With the images removed, repeat the data below exactly.
==== COLLECTED MATERIAL ====
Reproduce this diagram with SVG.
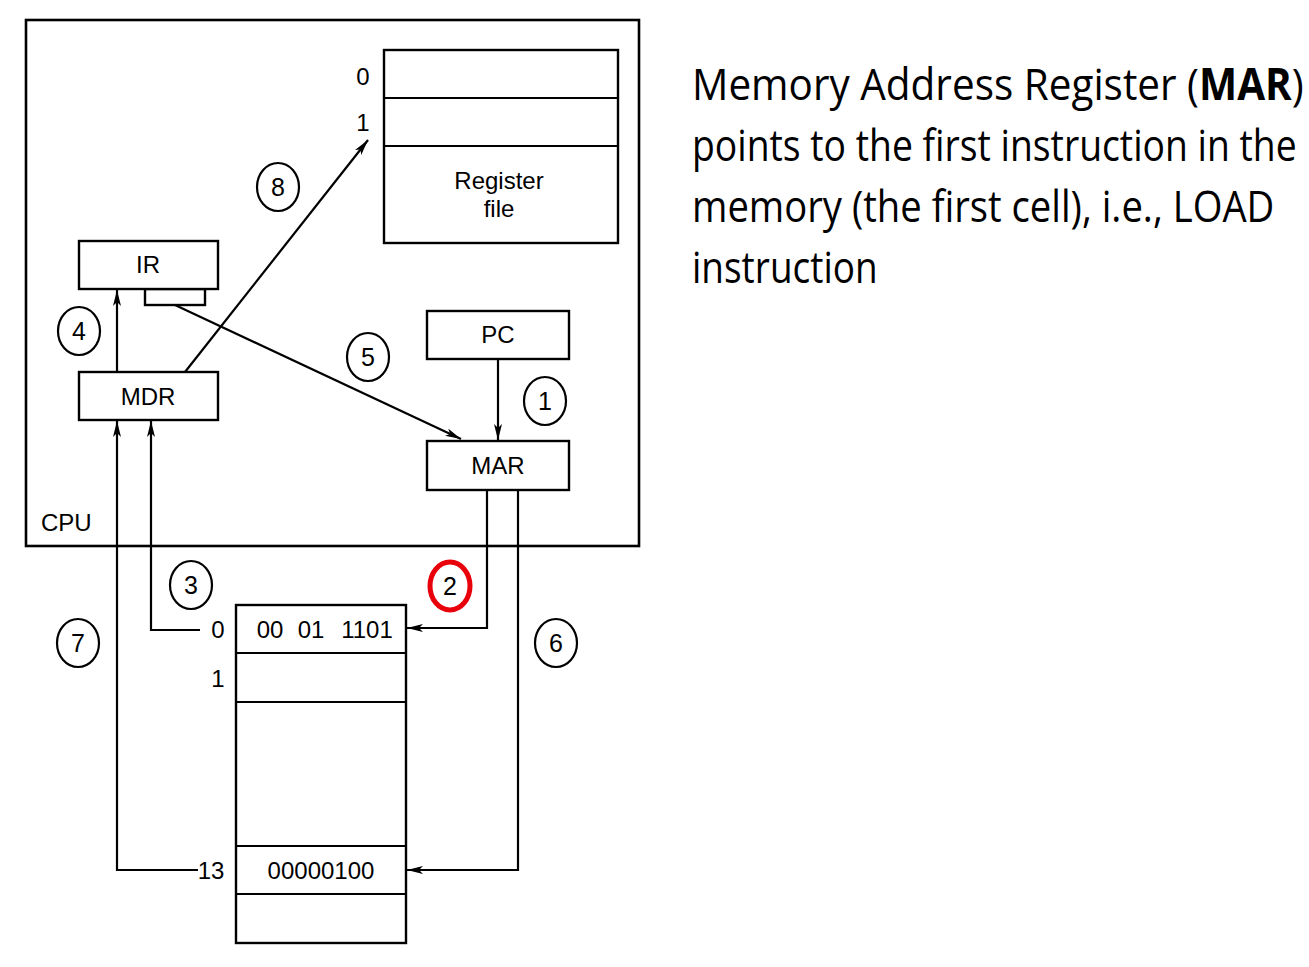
<svg xmlns="http://www.w3.org/2000/svg" width="1309" height="967" viewBox="0 0 1309 967">
<defs>
<marker id="ah" viewBox="0 0 16 8" refX="16" refY="4" markerWidth="16" markerHeight="8" markerUnits="userSpaceOnUse" orient="auto">
<path d="M0,0 L16,4 L0,8 L4,4 Z" fill="#000"/>
</marker>
</defs>
<style>
.box{fill:#fff;stroke:#000;stroke-width:2.4}
.ln{fill:none;stroke:#000;stroke-width:2.2}
.t{font-family:"Liberation Sans",Arial,sans-serif;font-size:24px;fill:#000}
.n{font-family:"Liberation Sans",Arial,sans-serif;font-size:25px;fill:#000}
.c{fill:none;stroke:#000;stroke-width:2.2}
.big{font-family:"Open Sans","Liberation Sans",sans-serif;font-size:44px;fill:#000}
</style>
<rect width="1309" height="967" fill="#fff"/>
<g id="cpu">
<rect x="26" y="20" width="613" height="526" fill="none" stroke="#000" stroke-width="2.6"/>
<text class="t" x="41" y="531">CPU</text>
</g>
<g id="regfile">
<rect class="box" x="384" y="50" width="234" height="193"/>
<line class="ln" x1="384" y1="98" x2="618" y2="98"/>
<line class="ln" x1="384" y1="146" x2="618" y2="146"/>
<text class="t" x="363" y="85" text-anchor="middle">0</text>
<text class="t" x="363" y="131" text-anchor="middle">1</text>
<text class="t" x="499" y="189" text-anchor="middle">Register</text>
<text class="t" x="499" y="217" text-anchor="middle">file</text>
</g>
<g id="ir">
<rect class="box" x="145" y="289" width="60" height="16"/>
<rect class="box" x="79" y="241" width="139" height="48"/>
<text class="t" x="148" y="273" text-anchor="middle">IR</text>
</g>
<g id="mdr">
<rect class="box" x="79" y="372" width="139" height="48"/>
<text class="t" x="148" y="405" text-anchor="middle">MDR</text>
</g>
<g id="pc">
<rect class="box" x="427" y="311" width="142" height="48"/>
<text class="t" x="498" y="343" text-anchor="middle">PC</text>
</g>
<g id="mar">
<rect class="box" x="427" y="441" width="142" height="49"/>
<text class="t" x="498" y="474" text-anchor="middle">MAR</text>
</g>
<g id="memory">
<rect class="box" x="236" y="605" width="170" height="338"/>
<line class="ln" x1="236" y1="653" x2="406" y2="653"/>
<line class="ln" x1="236" y1="702" x2="406" y2="702"/>
<line class="ln" x1="236" y1="846" x2="406" y2="846"/>
<line class="ln" x1="236" y1="894" x2="406" y2="894"/>
<text class="t" x="270" y="638" text-anchor="middle">00</text>
<text class="t" x="311" y="638" text-anchor="middle">01</text>
<text class="t" x="367" y="638" text-anchor="middle">1101</text>
<text class="t" x="321" y="879" text-anchor="middle">00000100</text>
<text class="t" x="218" y="638" text-anchor="middle">0</text>
<text class="t" x="218" y="687" text-anchor="middle">1</text>
<text class="t" x="211" y="879" text-anchor="middle">13</text>
</g>
<g id="connectors">
<line class="ln" x1="185" y1="372" x2="368" y2="140" marker-end="url(#ah)"/>
<line class="ln" x1="117" y1="372" x2="117" y2="290" marker-end="url(#ah)"/>
<line class="ln" x1="175" y1="305" x2="461" y2="439" marker-end="url(#ah)"/>
<line class="ln" x1="498" y1="359" x2="498" y2="440" marker-end="url(#ah)"/>
<polyline class="ln" points="198,870 117,870 117,421" marker-end="url(#ah)"/>
<polyline class="ln" points="200,630 151,630 151,421" marker-end="url(#ah)"/>
<polyline class="ln" points="487,490 487,628 407,628" marker-end="url(#ah)"/>
<polyline class="ln" points="518,490 518,870 407,870" marker-end="url(#ah)"/>
</g>
<g id="labels">
<ellipse class="c" cx="278" cy="187" rx="21" ry="24"/><text class="n" x="278" y="196" text-anchor="middle">8</text>
<ellipse class="c" cx="79" cy="331" rx="21" ry="24"/><text class="n" x="79" y="340" text-anchor="middle">4</text>
<ellipse class="c" cx="368" cy="357" rx="21" ry="24"/><text class="n" x="368" y="366" text-anchor="middle">5</text>
<ellipse class="c" cx="545" cy="401" rx="21" ry="24"/><text class="n" x="545" y="410" text-anchor="middle">1</text>
<ellipse class="c" cx="191" cy="585" rx="21" ry="24"/><text class="n" x="191" y="594" text-anchor="middle">3</text>
<ellipse cx="450" cy="586" rx="20" ry="24" fill="none" stroke="#e8000b" stroke-width="5"/><text class="n" x="450" y="595" text-anchor="middle">2</text>
<ellipse class="c" cx="78" cy="643" rx="21" ry="24"/><text class="n" x="78" y="652" text-anchor="middle">7</text>
<ellipse class="c" cx="556" cy="643" rx="21" ry="24"/><text class="n" x="556" y="652" text-anchor="middle">6</text>
</g>
<g id="caption">
<text class="big" transform="translate(692,100) scale(0.92,1)">Memory Address Register (<tspan font-weight="bold">MAR</tspan>)</text>
<text class="big" transform="translate(692,161) scale(0.848,1)">points to the first instruction in the</text>
<text class="big" transform="translate(692,222) scale(0.869,1)">memory (the first cell), i.e., LOAD</text>
<text class="big" transform="translate(692,283) scale(0.84,1)">instruction</text>
</g>
</svg>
====
▶ ANSWER TO THIS PROBLEM:
Reproduce this diagram with SVG.
<svg xmlns="http://www.w3.org/2000/svg" width="1309" height="967" viewBox="0 0 1309 967">
<defs>
<marker id="ah" viewBox="0 0 16 8" refX="16" refY="4" markerWidth="16" markerHeight="8" markerUnits="userSpaceOnUse" orient="auto">
<path d="M0,0 L16,4 L0,8 L4,4 Z" fill="#000"/>
</marker>
</defs>
<style>
.box{fill:#fff;stroke:#000;stroke-width:2.4}
.ln{fill:none;stroke:#000;stroke-width:2.2}
.t{font-family:"Liberation Sans",Arial,sans-serif;font-size:24px;fill:#000}
.n{font-family:"Liberation Sans",Arial,sans-serif;font-size:25px;fill:#000}
.c{fill:none;stroke:#000;stroke-width:2.2}
.big{font-family:"Open Sans","Liberation Sans",sans-serif;font-size:44px;fill:#000}
</style>
<rect width="1309" height="967" fill="#fff"/>
<g id="cpu">
<rect x="26" y="20" width="613" height="526" fill="none" stroke="#000" stroke-width="2.6"/>
<text class="t" x="41" y="531">CPU</text>
</g>
<g id="regfile">
<rect class="box" x="384" y="50" width="234" height="193"/>
<line class="ln" x1="384" y1="98" x2="618" y2="98"/>
<line class="ln" x1="384" y1="146" x2="618" y2="146"/>
<text class="t" x="363" y="85" text-anchor="middle">0</text>
<text class="t" x="363" y="131" text-anchor="middle">1</text>
<text class="t" x="499" y="189" text-anchor="middle">Register</text>
<text class="t" x="499" y="217" text-anchor="middle">file</text>
</g>
<g id="ir">
<rect class="box" x="145" y="289" width="60" height="16"/>
<rect class="box" x="79" y="241" width="139" height="48"/>
<text class="t" x="148" y="273" text-anchor="middle">IR</text>
</g>
<g id="mdr">
<rect class="box" x="79" y="372" width="139" height="48"/>
<text class="t" x="148" y="405" text-anchor="middle">MDR</text>
</g>
<g id="pc">
<rect class="box" x="427" y="311" width="142" height="48"/>
<text class="t" x="498" y="343" text-anchor="middle">PC</text>
</g>
<g id="mar">
<rect class="box" x="427" y="441" width="142" height="49"/>
<text class="t" x="498" y="474" text-anchor="middle">MAR</text>
</g>
<g id="memory">
<rect class="box" x="236" y="605" width="170" height="338"/>
<line class="ln" x1="236" y1="653" x2="406" y2="653"/>
<line class="ln" x1="236" y1="702" x2="406" y2="702"/>
<line class="ln" x1="236" y1="846" x2="406" y2="846"/>
<line class="ln" x1="236" y1="894" x2="406" y2="894"/>
<text class="t" x="270" y="638" text-anchor="middle">00</text>
<text class="t" x="311" y="638" text-anchor="middle">01</text>
<text class="t" x="367" y="638" text-anchor="middle">1101</text>
<text class="t" x="321" y="879" text-anchor="middle">00000100</text>
<text class="t" x="218" y="638" text-anchor="middle">0</text>
<text class="t" x="218" y="687" text-anchor="middle">1</text>
<text class="t" x="211" y="879" text-anchor="middle">13</text>
</g>
<g id="connectors">
<line class="ln" x1="185" y1="372" x2="368" y2="140" marker-end="url(#ah)"/>
<line class="ln" x1="117" y1="372" x2="117" y2="290" marker-end="url(#ah)"/>
<line class="ln" x1="175" y1="305" x2="461" y2="439" marker-end="url(#ah)"/>
<line class="ln" x1="498" y1="359" x2="498" y2="440" marker-end="url(#ah)"/>
<polyline class="ln" points="198,870 117,870 117,421" marker-end="url(#ah)"/>
<polyline class="ln" points="200,630 151,630 151,421" marker-end="url(#ah)"/>
<polyline class="ln" points="487,490 487,628 407,628" marker-end="url(#ah)"/>
<polyline class="ln" points="518,490 518,870 407,870" marker-end="url(#ah)"/>
</g>
<g id="labels">
<ellipse class="c" cx="278" cy="187" rx="21" ry="24"/><text class="n" x="278" y="196" text-anchor="middle">8</text>
<ellipse class="c" cx="79" cy="331" rx="21" ry="24"/><text class="n" x="79" y="340" text-anchor="middle">4</text>
<ellipse class="c" cx="368" cy="357" rx="21" ry="24"/><text class="n" x="368" y="366" text-anchor="middle">5</text>
<ellipse class="c" cx="545" cy="401" rx="21" ry="24"/><text class="n" x="545" y="410" text-anchor="middle">1</text>
<ellipse class="c" cx="191" cy="585" rx="21" ry="24"/><text class="n" x="191" y="594" text-anchor="middle">3</text>
<ellipse cx="450" cy="586" rx="20" ry="24" fill="none" stroke="#e8000b" stroke-width="5"/><text class="n" x="450" y="595" text-anchor="middle">2</text>
<ellipse class="c" cx="78" cy="643" rx="21" ry="24"/><text class="n" x="78" y="652" text-anchor="middle">7</text>
<ellipse class="c" cx="556" cy="643" rx="21" ry="24"/><text class="n" x="556" y="652" text-anchor="middle">6</text>
</g>
<g id="caption">
<text class="big" transform="translate(692,100) scale(0.92,1)">Memory Address Register (<tspan font-weight="bold">MAR</tspan>)</text>
<text class="big" transform="translate(692,161) scale(0.848,1)">points to the first instruction in the</text>
<text class="big" transform="translate(692,222) scale(0.869,1)">memory (the first cell), i.e., LOAD</text>
<text class="big" transform="translate(692,283) scale(0.84,1)">instruction</text>
</g>
</svg>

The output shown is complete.